온실내 잉여 태양에너지 산정 (I) - 1-2W형을 중심으로 -
서원명,배용한,유영선,이성현,윤용철,Suh, Won-Myung,Bae, Yong-Han,Ryou, Young-Sun,Lee, Sung-Hyoun,Yoon, Yong-Cheol 한국농공학회 2009 한국농공학회논문집 Vol.51 No.5
This research performed to analyze surplus solar energy, which is generated from a greenhouse during daytime, and to make the basic materials for designing thermal energy storage system for surplus solar energy. For this goal, it analyzed the surplus solar energy coming from two types of greenhouse.
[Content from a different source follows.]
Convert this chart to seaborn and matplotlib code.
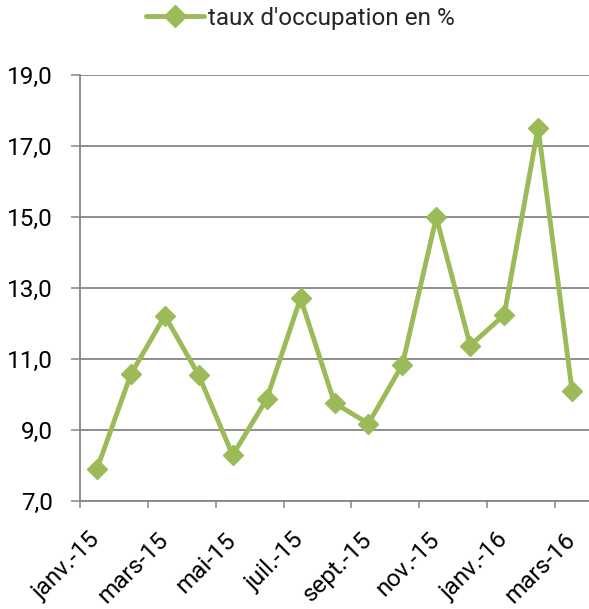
import matplotlib
matplotlib.use("Agg")
import matplotlib.pyplot as plt
import matplotlib.ticker as mticker
import seaborn as sns
import pandas as pd

# --- données ---
mois = ["janv.-15", "févr.-15", "mars-15", "avr.-15", "mai-15", "juin-15",
        "juil.-15", "août-15", "sept.-15", "oct.-15", "nov.-15", "déc.-15",
        "janv.-16", "févr.-16", "mars-16"]
taux = [7.9, 10.57, 12.22, 10.54, 8.29, 9.87, 12.71, 9.76, 9.18, 10.84,
        14.99, 11.38, 12.24, 17.52, 10.11]
serie = "taux d'occupation en %"
y_ticks = [7.0, 9.0, 11.0, 13.0, 15.0, 17.0, 19.0]

df = pd.DataFrame({"mois": mois, "taux": taux})

GREEN = "#9BBB59"
GREY = "#868686"
FS = 17.5

sns.set_style("white")
plt.rcParams["font.family"] = ["Roboto", "DejaVu Sans"]

fig = plt.figure(figsize=(5.89, 6.09), dpi=100)
ax = fig.add_axes([80 / 589, 1 - 501 / 609, 1 - 80 / 589, (501 - 75) / 609])

sns.lineplot(data=df, x="mois", y="taux", ax=ax, color=GREEN, lw=3.5,
             marker="D", markersize=9.8, markeredgecolor=GREEN,
             markeredgewidth=1, label=serie, sort=False)

# axe y
ax.set_ylim(y_ticks[0], y_ticks[-1])
ax.set_yticks(y_ticks)
ax.yaxis.set_major_formatter(mticker.FuncFormatter(lambda v, p: f"{v:.1f}".replace(".", ",")))
ax.yaxis.grid(True, color=GREY, lw=1.3)
ax.tick_params(axis="y", length=6.5, width=1.1, color=GREY, pad=13,
               labelsize=FS, labelcolor="black", left=True)

# axe x : graduations entre les catégories, étiquettes une sur deux
n = len(mois)
ax.set_xlim(-0.5, n - 0.5)
ax.xaxis.set_major_locator(mticker.FixedLocator([i - 0.5 for i in range(0, n, 2)]))
ax.xaxis.set_major_formatter(mticker.NullFormatter())
ax.xaxis.set_minor_locator(mticker.FixedLocator(list(range(0, n, 2))))
ax.xaxis.set_minor_formatter(mticker.FixedFormatter(mois[::2]))
ax.tick_params(axis="x", which="major", length=5, width=1.1, color=GREY,
               bottom=True)
ax.tick_params(axis="x", which="minor", length=0, pad=25.5, labelsize=FS,
               labelcolor="black", labelrotation=45, bottom=True)
for lab in ax.get_xticklabels(minor=True):
    lab.set_ha("right")
    lab.set_va("center")
    lab.set_rotation_mode("anchor")
ax.set_xlabel("")
ax.set_ylabel("")

for s in ["top", "right"]:
    ax.spines[s].set_visible(False)
for s in ["left", "bottom"]:
    ax.spines[s].set_color(GREY)
    ax.spines[s].set_linewidth(1.3)

ax.legend(loc="center", bbox_to_anchor=(0.51, 1 - 18 / 609),
          bbox_transform=fig.transFigure, frameon=False, fontsize=FS,
          handlelength=2.4, handletextpad=0.15, markerscale=1.15)

fig.savefig("out.png", dpi=100)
The results of this research are as per the below: In the case of 1-2W-type greenhouse, this research gave the same temperature and ventilation condition regardless of regions, but it was judged that the quantity of surplus solar energy could be greatly changed, depending on the energy consumed for the photosynthesis and evapotranspiration of crops in the greenhouse, on the heating temperature during daytime and night, on the existence/non-existence of a curtain and its warming effect, and on the ventilation temperature suitable for the overcoming of high temperature troubles or for the optimum cultivation temperature. In the case of a single-span greenhouse, there was a big difference in energy incoming and outgoing by month, but throughout seasons, 85.0 % of the total energy put into the greenhouse was solar energy and the energy input by heating was just 15.0 % of the total. 26.4 % of the total energy input for the greenhouse was used for photosynthesis and evapotranspiration of crops, and 44.2 % of the remaining 73.6 % went out in the form of radiant heat through the surface of the greenhouse. That is, 25.2 % of the total energy loss was just the surplus solar energy. 67.6 % of the total heating energy was concentrically used for 3 months from December to February next year, but the surplus solar energy during the same period was just 19.4 % of the total annual quantity so it was found that the given condition was more restrictive in directly converting the surplus heat into greenhouse heating. Under the disadvantageous circumstance of 3 months from December to February next year, it was possible to supplement 28 % (December) $\sim$ 85 % (February) of heating energy with surplus solar energy.